Vice President automatically succeeds to President.

Section 4. Term Year

January 1 – December 31.

Section 5. Removal

Officers may be removed for cause by majority vote.

Section 6. Vacancies

Filled by majority Board vote.

Section 7. President

Chief elected officer; presides over meetings.

Section 8. Vice President/President Elect

Presides in absence of President.

Section 9. Chief of Staff/Secretary

Keeps minutes and handles notices.

Section 10. Treasurer

Oversees financial statements and reporting.

Section 11. Director(s) of Coaching Equity

Performs duties assigned President or Board.

Section 12. Compensation

No compensation; reimbursement allowed.

Section 13. Executive Director

May be appointed by the Board. Serves as ex-officio non-voting member. May not serve as elected Board member concurrently.

Article VIII. Committees

Section 1. Executive Committee

Consists of President, Vice President/President Elect, Secretary, Treasurer, Director(s) of Coaching Equity, and Executive Director (ex-officio non-voting). Exercises Board powers between meetings.

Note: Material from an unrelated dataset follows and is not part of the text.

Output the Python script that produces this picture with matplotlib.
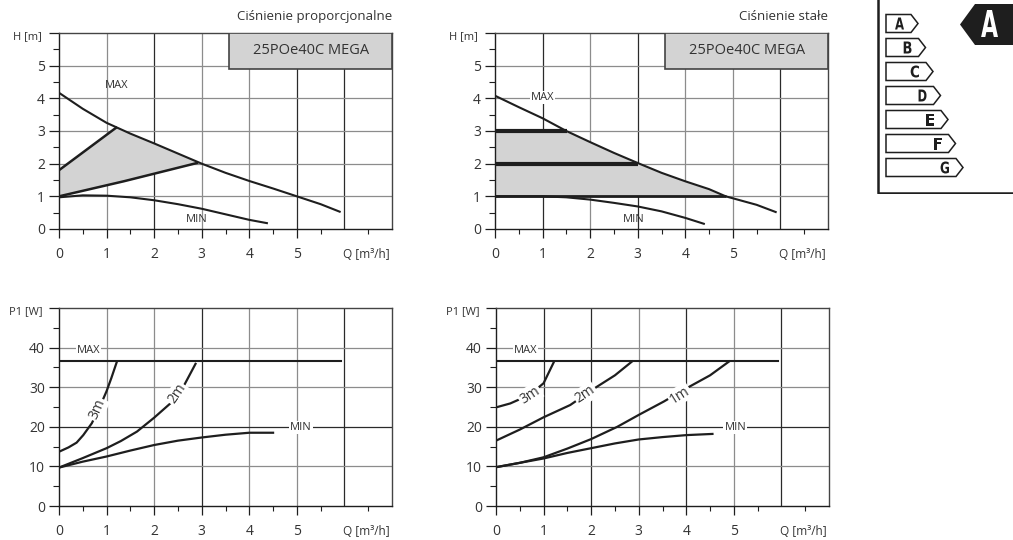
import numpy as np
import matplotlib.pyplot as plt
from matplotlib.patches import Rectangle, Polygon, PathPatch
from matplotlib.textpath import TextPath
from matplotlib.font_manager import FontProperties
from matplotlib.transforms import Affine2D

plt.rcParams["font.family"] = ["Open Sans", "DejaVu Sans"]

# ---- data ----
# top left: proportional pressure, H [m]
q_max_tl = [0, 0.5, 1, 1.5, 2, 2.5, 3, 3.5, 4, 4.5, 5, 5.5, 5.9]
h_max_tl = [4.17, 3.68, 3.25, 2.92, 2.62, 2.31, 2.0, 1.72, 1.47, 1.24, 1.0, 0.76, 0.53]
q_min_tl = [0, 0.5, 1, 1.5, 2, 2.5, 3, 3.5, 4, 4.37]
h_min_tl = [0.97, 1.03, 1.02, 0.97, 0.88, 0.76, 0.62, 0.45, 0.28, 0.18]
q_prop_hi = [0, 1.2]
h_prop_hi = [1.8, 3.1]
q_prop_lo = [0, 1.36, 2.9]
h_prop_lo = [1.0, 1.46, 2.02]

# top right: constant pressure, H [m]
q_max_tr = [0, 0.5, 1, 1.5, 2, 2.5, 3, 3.5, 4, 4.5, 4.85, 5.5, 5.9]
h_max_tr = [4.08, 3.73, 3.39, 3.0, 2.66, 2.33, 2.02, 1.72, 1.46, 1.22, 1.0, 0.74, 0.52]
q_min_tr = [0, 0.5, 1, 1.5, 2, 2.5, 3, 3.5, 4, 4.39]
h_min_tr = [1.0, 1.0, 1.0, 0.97, 0.9, 0.8, 0.69, 0.54, 0.34, 0.16]
h_const = [3, 2, 1]
q_const_end = [1.52, 3.0, 4.85]

# bottom left: power, proportional
p_max = 36.5
q_max_end = 5.93
q_3m_bl = [0, 0.2, 0.37, 0.51, 0.69, 0.86, 1.0, 1.1, 1.21]
p_3m_bl = [13.7, 14.8, 16.0, 17.9, 20.9, 25.1, 29.0, 32.3, 36.2]
q_2m_bl = [0, 0.5, 1, 1.3, 1.64, 2, 2.34, 2.6, 2.87]
p_2m_bl = [9.7, 12.1, 14.6, 16.4, 18.8, 22.3, 25.9, 29.8, 35.9]
q_min_bl = [0, 0.5, 1, 1.5, 2, 2.5, 3, 3.5, 4, 4.5]
p_min_bl = [9.7, 11.2, 12.5, 14.0, 15.4, 16.5, 17.3, 18.0, 18.5, 18.5]

# bottom right: power, constant
q_3m_br = [0, 0.3, 0.6, 0.8, 1.0, 1.21]
p_3m_br = [24.9, 25.9, 27.5, 29.0, 31.0, 36.2]
q_2m_br = [0, 0.5, 1, 1.56, 2.12, 2.5, 2.86]
p_2m_br = [16.5, 19.3, 22.4, 25.5, 30.1, 33.0, 36.5]
q_1m_br = [0, 0.5, 1, 1.5, 2, 2.55, 3, 3.53, 4, 4.5, 4.9]
p_1m_br = [9.8, 10.9, 12.3, 14.5, 16.9, 20.0, 23.0, 26.4, 29.7, 33.0, 36.5]
q_min_br = [0, 0.5, 1, 1.5, 2, 2.5, 3, 3.5, 4, 4.55]
p_min_br = [9.8, 10.9, 12.0, 13.4, 14.6, 15.8, 16.8, 17.4, 17.9, 18.2]

energy_classes = ["A", "B", "C", "D", "E", "F", "G"]
pump_class = "A"
model_name = "25POe40C MEGA"

INK = "#1e1e1e"
TXT = "#333333"
DARK = "#2a2a2a"
LIGHT = "#8c8c8c"
SHADE = "#d3d3d3"


def setup_axes(ax, ymax, ystep, ylabel, vdark, hdark):
    ax.set_xlim(0, 7)
    ax.set_ylim(0, ymax)
    for q in range(1, 7):
        ax.axvline(q, color=DARK if q in vdark else LIGHT, lw=0.9, zorder=0)
    for h in np.arange(ystep, ymax, ystep):
        ax.axhline(h, color=DARK if h in hdark else LIGHT, lw=0.9, zorder=0)
    for s in ax.spines.values():
        s.set_color("#444444")
        s.set_linewidth(1.0)
    ax.spines["left"].set_color(INK)
    ax.spines["bottom"].set_color(INK)
    ax.set_yticks(np.arange(0, ymax + ystep / 2, ystep))
    ax.set_yticklabels([str(int(v)) for v in np.arange(0, ymax, ystep)] + [""])
    ax.set_yticks(np.arange(ystep / 2, ymax, ystep), minor=True)
    ax.set_xticks(range(0, 6))
    ax.set_xticklabels([str(v) for v in range(0, 6)])
    ax.set_xticks(np.arange(0.5, 7, 1.0), minor=True)
    ax.tick_params(axis="y", which="major", length=7, width=0.9, color=INK,
                   labelsize=10, labelcolor=TXT, pad=3)
    ax.tick_params(axis="y", which="minor", length=4, width=0.8, color=INK)
    ax.tick_params(axis="x", which="major", length=6.5, width=0.9, color=INK,
                   labelsize=10, labelcolor=TXT, pad=6.5)
    ax.tick_params(axis="x", which="minor", length=3.5, width=0.8, color=INK)
    ax.text(-0.05, 1.01, ylabel, transform=ax.transAxes, ha="right", va="top",
            fontsize=8, color=TXT)
    ax.annotate("Q [m³/h]", xy=(6.46, 0), xycoords=("data", "axes fraction"),
                xytext=(0, -13.5), textcoords="offset points",
                ha="center", va="top", fontsize=8.5, color=TXT)


def model_box(ax):
    ax.add_patch(Rectangle((3.58, 4.9), 3.42, 1.1, facecolor=SHADE,
                           edgecolor="#444444", lw=1.2, zorder=3))
    ax.text(5.29, 5.45, model_name, ha="center", va="center", fontsize=10.5,
            color=TXT, zorder=4)


def label(ax, x, y, s, rot=0, fs=8):
    ax.text(x, y, s, ha="center", va="center", rotation=rot, fontsize=fs,
            color=TXT, zorder=5, rotation_mode="anchor",
            bbox=dict(boxstyle="square,pad=0.1", fc="white", ec="none"))


def glyph(ax, s, x0, x1, y0, y1, color):
    # condensed bold letter squeezed into a pixel box (y axis points down)
    tp = TextPath((0, 0), s, size=10,
                  prop=FontProperties(family="DejaVu Sans", weight="bold"))
    v = tp.vertices
    bx0, by0 = v[:, 0].min(), v[:, 1].min()
    bx1, by1 = v[:, 0].max(), v[:, 1].max()
    tr = (Affine2D().translate(-bx0, -by0)
          .scale((x1 - x0) / (bx1 - bx0), -(y1 - y0) / (by1 - by0))
          .translate(x0, y1))
    ax.add_patch(PathPatch(tr.transform_path(tp), facecolor=color,
                           edgecolor="none", zorder=5))


fig = plt.figure(figsize=(10.13, 5.40), dpi=100)
W, H = 1013, 540
ax_tl = fig.add_axes([59 / W, 1 - 229 / H, 333 / W, 196 / H])
ax_tr = fig.add_axes([495 / W, 1 - 229 / H, 333 / W, 196 / H])
ax_bl = fig.add_axes([59 / W, 1 - 506 / H, 333 / W, 198 / H])
ax_br = fig.add_axes([496 / W, 1 - 506 / H, 333 / W, 198 / H])

# top left
ax = ax_tl
setup_axes(ax, 6, 1, "H [m]", vdark=[2, 5, 6], hdark=[])
model_box(ax)
ax.text(1.0, 1.05, "Ciśnienie proporcjonalne", transform=ax.transAxes,
        ha="right", va="bottom", fontsize=9.5, color=TXT)
qq = np.linspace(1.2, 2.9, 20)
top = np.interp(qq, q_max_tl, h_max_tl)
poly = ([(q_prop_hi[0], h_prop_hi[0]), (q_prop_hi[1], h_prop_hi[1])]
        + list(zip(qq, top))
        + list(zip(q_prop_lo[::-1], h_prop_lo[::-1])))
ax.add_patch(Polygon(poly, closed=True, facecolor=SHADE, edgecolor="none", zorder=1))
ax.plot(q_max_tl, h_max_tl, color=INK, lw=1.5, zorder=4)
ax.plot(q_min_tl, h_min_tl, color=INK, lw=1.5, zorder=4)
ax.plot(q_prop_hi, h_prop_hi, color=INK, lw=1.8, zorder=4)
ax.plot(q_prop_lo, h_prop_lo, color=INK, lw=1.8, zorder=4)
ax.text(1.21, 4.38, "MAX", ha="center", va="center", fontsize=8, color=TXT)
ax.text(2.9, 0.29, "MIN", ha="center", va="center", fontsize=8, color=TXT)

# top right
ax = ax_tr
setup_axes(ax, 6, 1, "H [m]", vdark=[1, 3, 6], hdark=[])
model_box(ax)
ax.text(1.0, 1.05, "Ciśnienie stałe", transform=ax.transAxes,
        ha="right", va="bottom", fontsize=9.5, color=TXT)
qq = np.linspace(q_const_end[0], q_const_end[2], 30)
top = np.interp(qq, q_max_tr, h_max_tr)
poly = ([(0, h_const[2]), (0, h_const[0])] + list(zip(qq, top))
        + [(q_const_end[2], h_const[2])])
ax.add_patch(Polygon(poly, closed=True, facecolor=SHADE, edgecolor="none", zorder=1))
ax.plot(q_max_tr, h_max_tr, color=INK, lw=1.5, zorder=4)
ax.plot(q_min_tr, h_min_tr, color=INK, lw=1.5, zorder=4)
for h, qe in zip(h_const, q_const_end):
    ax.plot([0, qe], [h, h], color=INK, lw=3.0 if h > 1 else 2.0,
            solid_capstyle="butt", zorder=4)
label(ax, 1.0, 4.02, "MAX")
ax.text(2.91, 0.29, "MIN", ha="center", va="center", fontsize=8, color=TXT)

# bottom left
ax = ax_bl
setup_axes(ax, 50, 10, "P1 [W]", vdark=[3, 6], hdark=[20])
ax.plot([0, q_max_end], [p_max, p_max], color=INK, lw=1.5, zorder=4)
ax.plot(q_3m_bl, p_3m_bl, color=INK, lw=1.6, zorder=4)
ax.plot(q_2m_bl, p_2m_bl, color=INK, lw=1.6, zorder=4)
ax.plot(q_min_bl, p_min_bl, color=INK, lw=1.6, zorder=4)
label(ax, 0.62, 39.2, "MAX")
label(ax, 5.08, 19.9, "MIN")
label(ax, 0.8, 24.4, "3m", rot=66, fs=10)
label(ax, 2.48, 28.3, "2m", rot=56, fs=10)

# bottom right
ax = ax_br
setup_axes(ax, 50, 10, "P1 [W]", vdark=[1, 2, 4, 6], hdark=[20])
ax.plot([0, q_max_end], [p_max, p_max], color=INK, lw=1.5, zorder=4)
ax.plot(q_3m_br, p_3m_br, color=INK, lw=1.6, zorder=4)
ax.plot(q_2m_br, p_2m_br, color=INK, lw=1.6, zorder=4)
ax.plot(q_1m_br, p_1m_br, color=INK, lw=1.6, zorder=4)
ax.plot(q_min_br, p_min_br, color=INK, lw=1.6, zorder=4)
label(ax, 0.62, 39.2, "MAX")
label(ax, 5.03, 19.9, "MIN")
label(ax, 0.71, 28.0, "3m", rot=33, fs=10)
label(ax, 1.88, 28.2, "2m", rot=34, fs=10)
label(ax, 3.86, 28.0, "1m", rot=32, fs=10)

# energy class label (pixel units, y pointing down)
ax_e = fig.add_axes([877 / W, 1 - 194 / H, 136 / W, 194 / H])
ax_e.set_xlim(0, 136)
ax_e.set_ylim(194, 0)
ax_e.axis("off")
ax_e.plot([1.2, 1.2, 136], [0, 192.5, 192.5], color=INK, lw=1.8)
for i, cls in enumerate(energy_classes):
    yc = 23.5 + 24 * i
    x0, xr = 9, 34 + 7.5 * i
    hh = 9
    ax_e.add_patch(Polygon([(x0, yc - hh), (xr, yc - hh), (xr + 7, yc),
                            (xr, yc + hh), (x0, yc + hh)], closed=True,
                           facecolor="white", edgecolor=INK, lw=1.1))
    glyph(ax_e, cls, xr - 16, xr - 7, yc - 6, yc + 6, INK)
ax_e.add_patch(Polygon([(83, 24.5), (98, 4), (136, 4), (136, 45), (98, 45)],
                       closed=True, facecolor=INK, edgecolor="none"))
glyph(ax_e, pump_class, 104, 121, 10, 37, "white")

fig.savefig("out.png", dpi=100)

Section 2. Other Committees

Established or dissolved by Board.

Section 3. Telephone Meetings

Electronic participation permitted.

Article IX. Miscellaneous

Section 1. Rules

Board may establish rules consistent with Bylaws and ICF-PC policies.

Section 2. Fiscal Year

January 1 – December 31.

Section 3. Amendments

May be amended by majority Board vote at meeting or by mail/electronic ballot.

Section 4. Dissolution

Upon dissolution, assets shall be distributed to the ICF-PC or in compliance with local laws. No financial benefit shall inure to officers, directors, committee members, or members.